For the first post in this series, we need to look at “Point A” of the process and determine why this particular transition is so challenging, so that we can begin to help students navigate their way through it. Regardless if “Point B” equals college, military service, or a new job, Point A represents a childhood that is either preparing the teenager for the next life stage or not.

You have most likely heard statistics suggesting that well over half of Christian high school graduates drift away from actively growing in faith during this transition, yet most Christian leaders struggle to understand how this can be. Often, in an attempt to determine an answer to these questions, many Christian leaders point a finger at where the teen transitioned to (Point B), rather than looking back to the environment that was intended to equip the individual for the challenge (Point A).

Therefore, the question that we have to ask is this: Why aren’t eighteen years of Christian home life and over a decade of active church involvement enough to ensure that the majority of Christian teenagers make a healthy transition of faith from one stage of life to another? To begin answering this question, let’s think about this scenario. Suppose you need to drive from Alabama to northern California. You know that you need to go west, and you can most likely name all the states you will need to drive through. But to understand the exact road names and interstate numbers, you will need some help. To get the help you need, you ask someone for a map, and they give you a road map of Alabama. Even though that is a good start, it is not enough to get you where you need to go. So you look to the internet, but instead you get a webpage with pictures of Northern California and a list of popular tourist attractions. Finally, you look on a GPS for the directions from your Point A to Point B, but instead you only get a route planned out from Alabama to Texas. Frustrated, you just start driving west, hoping that you eventually make it to where you need to go.

This story is much like how we prepare students for the transition of life after high school. We talk a lot about growing in faith, but we don’t help students understand how to grow in the setting of college (or other post-high school destinations). We give them community and opportunities for fellowship, but we rarely go so far as to teach them how to find community when one doesn’t simply fall into their lap. We tell them what they should believe as a follower of Christ, but we stop just short of helping them understand why knowing what they believe is important to the process of believing it. As youth ministry leaders, we are often good about helping them know where they are now (life at Point A), but we struggle in equipping them to navigate safely to the next destination: knowing how to get there and what to do when they arrive. In short, we teach them about faith, but we don’t help them develop lasting ownership of that faith.

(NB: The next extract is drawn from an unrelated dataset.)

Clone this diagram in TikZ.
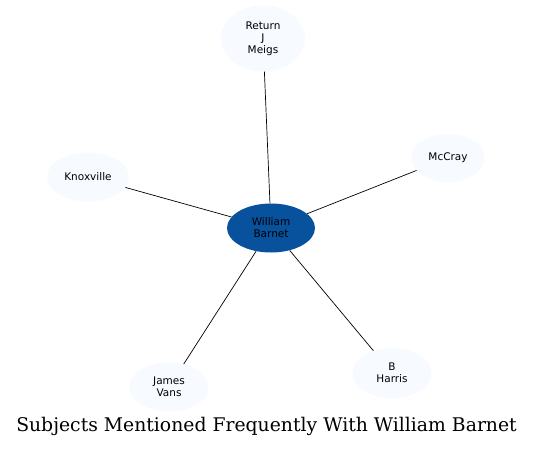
\documentclass[tikz,border=0pt]{standalone}
\usepackage{fontspec}
\usetikzlibrary{shapes.geometric}
\setmainfont{DejaVu Serif}
\newfontfamily\labelfont{DejaVu Sans}
\definecolor{hubblue}{HTML}{08519C}
\definecolor{leafblue}{HTML}{F7FBFF}
\begin{document}
\begin{tikzpicture}[x=1pt,y=-1pt,
  ent/.style={ellipse, fill=leafblue, draw=none, inner sep=0pt, align=center,
    font=\labelfont\fontsize{10.5}{12}\selectfont, text=black},
  hub/.style={ent, fill=hubblue},
  link/.style={draw=black, line width=0.7pt}]
\useasboundingbox (0,0) rectangle (533,448);
\fill[white] (0,0) rectangle (533,448);
\node[hub, minimum width=88pt, minimum height=49pt] (wb) at (271,228) {William\\Barnet};
\node[ent, minimum width=84pt, minimum height=66pt] (rjm) at (263,38.5) {Return\\J\\Meigs};
\node[ent, minimum width=73pt, minimum height=48pt] (mc) at (448,158) {McCray};
\node[ent, minimum width=82pt, minimum height=49pt] (kx) at (88,177) {Knoxville};
\node[ent, minimum width=79pt, minimum height=49pt] (jv) at (169,387) {James\\Vans};
\node[ent, minimum width=79pt, minimum height=50pt] (bh) at (392,373) {B\\Harris};
\draw[link] (wb) -- (rjm);
\draw[link] (wb) -- (mc);
\draw[link] (wb) -- (kx);
\draw[link] (wb) -- (jv);
\draw[link] (wb) -- (bh);
\node[font=\fontsize{18.8}{22}\selectfont, inner sep=0pt] (title) at (266.5,426.5) {Subjects Mentioned Frequently With William Barnet};
\end{tikzpicture}
\end{document}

Ownership is the pathway to faith maturity. Ownership is the missing link in what it takes to help a teenager make a healthy transition into life after high school. 1 Corinthians 13:11 says, “When I was a child, I spoke like a child, I thought like a child, I reasoned like a child. When I became a man, I gave up childish ways.” As student ministry leaders, we have the incredible privilege to watch children grow up in front of our eyes. We see them go from an awkward, insecure boy or girl in middle school to a grown, young person eagerly anticipating the chance to venture out into the world and experience it fully. Physically, they are ready. Socially, they are often ready. Even emotionally, many of them are ready to make the transition. But spiritually? Statically, most are not. Instead, many of them say: “When I was a child, I worshiped like a child, I prayed like a child, and read my little quiet time devotional like a child. When I became a man, I put those childish practices away.”

In this course, we will be looking at what it takes to effectively transition faith from Point A to Point B in the lives of our teenage friends. You will be challenged to re-evaluate everything you do in ministry, to make sure that it is a catalyst for ownership and is equipping students for the journey ahead to the places that God has called them to go.